A former deputy head of Israel’s Shin Bet intelligence service told the BBC he had been one of its agents.
A Hamas leader dismissed the report as a slander on the Islamist group.
Mr Yousef, 32, is a son of Sheikh Hassan Yousef, a senior Hamas figure in the West Bank, who is currently serving a six-year prison sentence in an Israeli prison.
If the younger Yousef’s revelations are true, and he did play a role in preventing Hamas attacks on Israel, it will be an embarrassment for the group, which prides itself on its tight discipline and shuns the Palestinian Authority because of its peace negotiations with Israel.
‘Slander and lies’
Mosab Hassan Yousef converted to Christianity and moved to the US in 2007.
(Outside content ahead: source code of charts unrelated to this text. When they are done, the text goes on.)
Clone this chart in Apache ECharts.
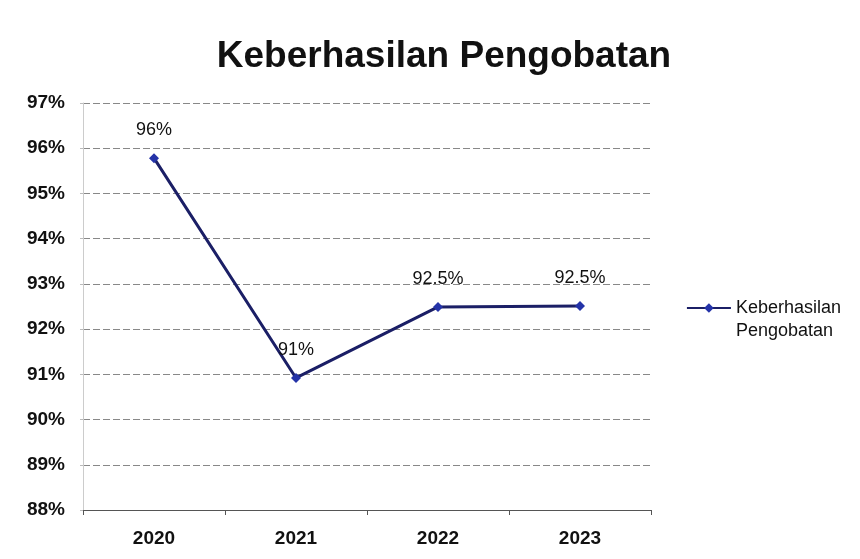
<!DOCTYPE html>
<html>
<head>
<meta charset="utf-8">
<script src="https://cdn.jsdelivr.net/npm/echarts@6/dist/echarts.min.js"></script>
<style>
  html, body { margin: 0; padding: 0; background: #fff; }
  #main { width: 860px; height: 559px; }
</style>
</head>
<body>
<div id="main"></div>
<script>
  // data
  var years = ['2020', '2021', '2022', '2023']
  var values = [95.78, 90.92, 92.49, 92.51]
  var pointLabels = ['96%', '91%', '92.5%', '92.5%']
  var seriesName = 'Keberhasilan Pengobatan'

  var chart = echarts.init(document.getElementById('main'))
  chart.setOption({
    animation: false,
    textStyle: { fontFamily: 'Liberation Sans, Arial, sans-serif' },
    title: {
      text: 'Keberhasilan Pengobatan',
      left: 439,
      textAlign: 'center',
      top: 33,
      textStyle: { fontSize: 37, fontWeight: 'bold', color: '#111' }
    },
    legend: {
      right: 14,
      top: 271,
      orient: 'vertical',
      itemWidth: 44,
      itemHeight: 12,
      itemGap: 4,
      data: [seriesName],
      // blank first line keeps the icon level with "Keberhasilan"
      formatter: function () { return '{z| }\n{a|Keberhasilan}\n{a|Pengobatan}' },
      textStyle: {
        color: '#111',
        rich: {
          z: { fontSize: 18, lineHeight: 23 },
          a: { fontSize: 18, lineHeight: 23, color: '#111' }
        }
      }
    },
    grid: { left: 83, right: 209, top: 103, bottom: 49 },
    xAxis: {
      type: 'category',
      data: years,
      boundaryGap: true,
      axisLine: { lineStyle: { color: '#555', width: 1 } },
      axisTick: { show: true, alignWithLabel: false, length: 5, lineStyle: { color: '#555' } },
      axisLabel: { fontSize: 19, fontWeight: 'bold', color: '#111', margin: 19 }
    },
    yAxis: {
      type: 'value',
      min: 88,
      max: 97,
      interval: 1,
      axisLine: { show: true, lineStyle: { color: '#ccc' } },
      axisTick: { show: true, length: 3, lineStyle: { color: '#bbb' } },
      axisLabel: {
        fontSize: 19, fontWeight: 'bold', color: '#111', margin: 18,
        formatter: function (v) { return v + '%' }
      },
      splitLine: { lineStyle: { color: '#888', type: [7, 3], width: 1 } }
    },
    series: [{
      name: seriesName,
      type: 'line',
      data: values,
      symbol: 'diamond',
      symbolSize: 10,
      lineStyle: { color: '#1b1f66', width: 3 },
      itemStyle: { color: '#2433a8' },
      label: {
        show: true,
        position: 'top',
        distance: 14,
        fontSize: 18,
        color: '#111',
        formatter: function (p) { return pointLabels[p.dataIndex] }
      }
    }]
  })
</script>
</body>
</html>
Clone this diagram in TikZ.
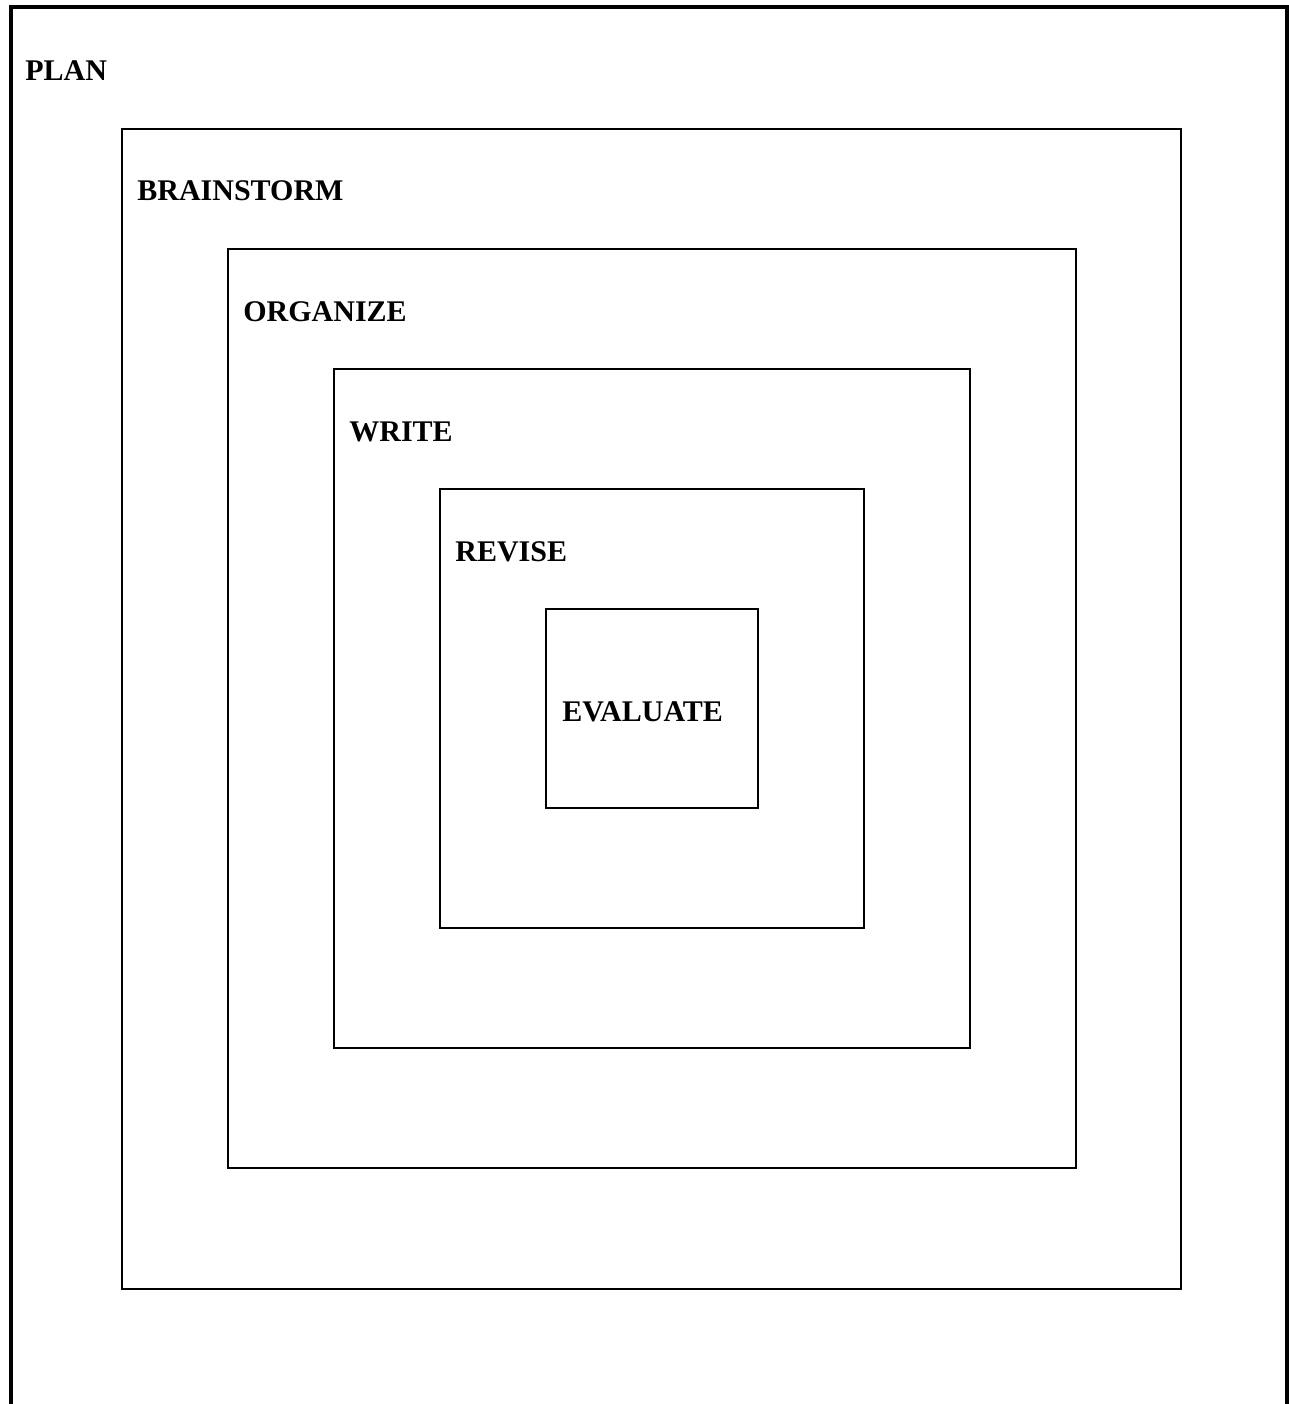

The book he co-wrote, Son of Hamas, is due to be published there shortly.
“He provided very important information like hundreds of others fighting against terror,” Gideon Ezra, formerly deputy leader of Shin Bet and now a member of the Knesset for the Kadima party, told BBC World Service.
Mr Ezra said the younger Yousef had been persuaded to spy for Israel while being held in prison himself.
Earlier, senior Hamas leader Ismail Radwan condemned Haaretz’s report as “baseless slander” aimed at the elder Yousef.
“The Palestinian people have great confidence in Hamas and its struggle and they will not be fooled by this slander and these lies of the Israeli occupation,” he told AFP news agency.
Haaretz journalist Avi Issacharoff, who wrote the original article, told the BBC Mr Yousef was not prepared to give any further media interviews as of Wednesday morning.